4. Wild Turkey: Despite its historic role in keeping early Massachusetts colonists fed, this native bird disappeared from our state by the Civil War, a victim of development and habitat loss. But since reintroductions and habitat improvements began in the 1970s, the population has grown to more than 28,000, according to the National Wild Turkey Federation.
3. Taunton River: Like many of our river systems in New England, the Taunton benefited from the Clean Water Act’s amazing success at reducing industrial pollution, so much so that the river was declared “wild and scenic” by federal officials in 2009. And an ongoing restoration effort on the Mill River, an important tributary, will soon restore more than 40 miles of habitat for migratory fish like alewife.
2. Bald eagles: By the early 1900s, bald eagles were no longer breeding in Massachusetts, and in the latter part of the century, DDT took a toll on eagles nationwide, harming egg development and decimating the number of healthy chicks. But thanks to a 1972 ban on DDT and the Commonwealth’s reintroduction effort in the 1980s, we now have at least 26 resident breeding pairs. In fact, a Massachusetts Department of Wildlife study in 2011 counted 102 eagles, with 33 in the Quabbin Reservoir area alone!

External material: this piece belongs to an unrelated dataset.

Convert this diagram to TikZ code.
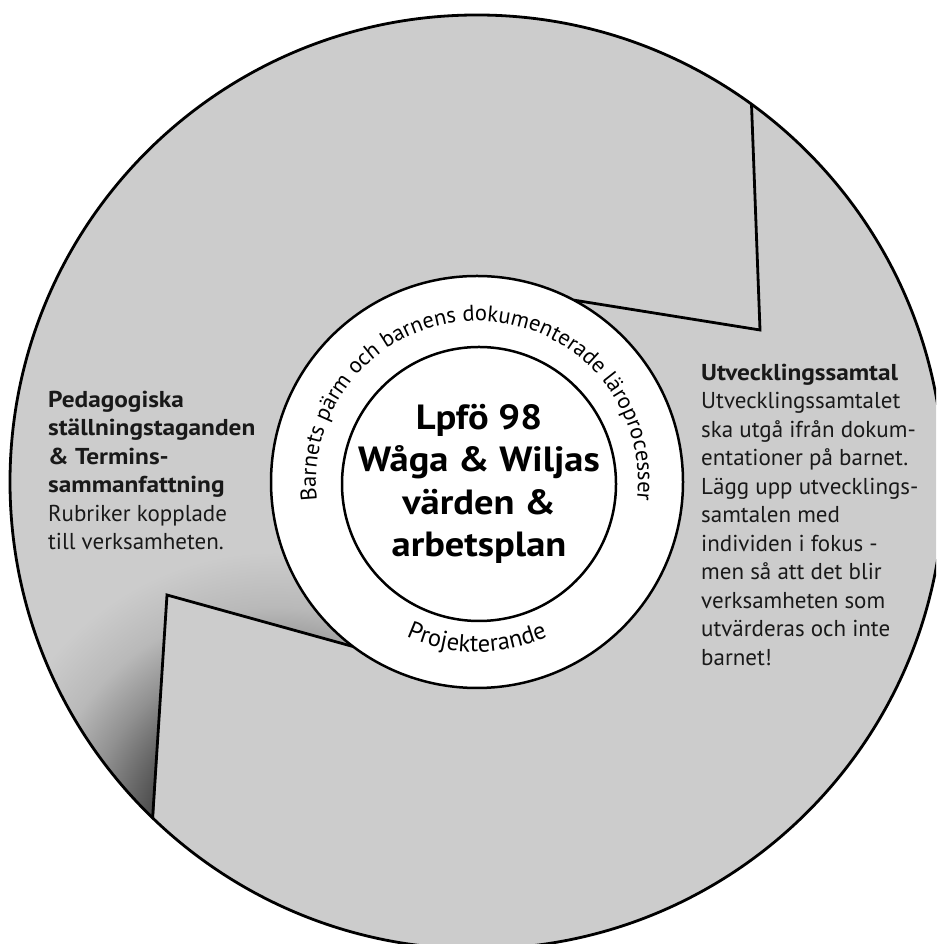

1. Forests: From the fire dependent ecosystems of our coasts, to the vast woodlands of the Berkshires, our forests are coming back. In 1850, just 30 percent of Massachusetts was forested. Today, forests cover 60 percent of our landscape and support myriad species, from song birds and salamanders to bear, moose and bobcat. In recent decades, we’ve seen the impact of roads and development that fragment our forests, and the recent State of Nature report reveals a lack of old growth habitats. But with careful decisions and time, our forests can continue their amazing recovery, providing habitat, clean water and recreational opportunities for generations to come.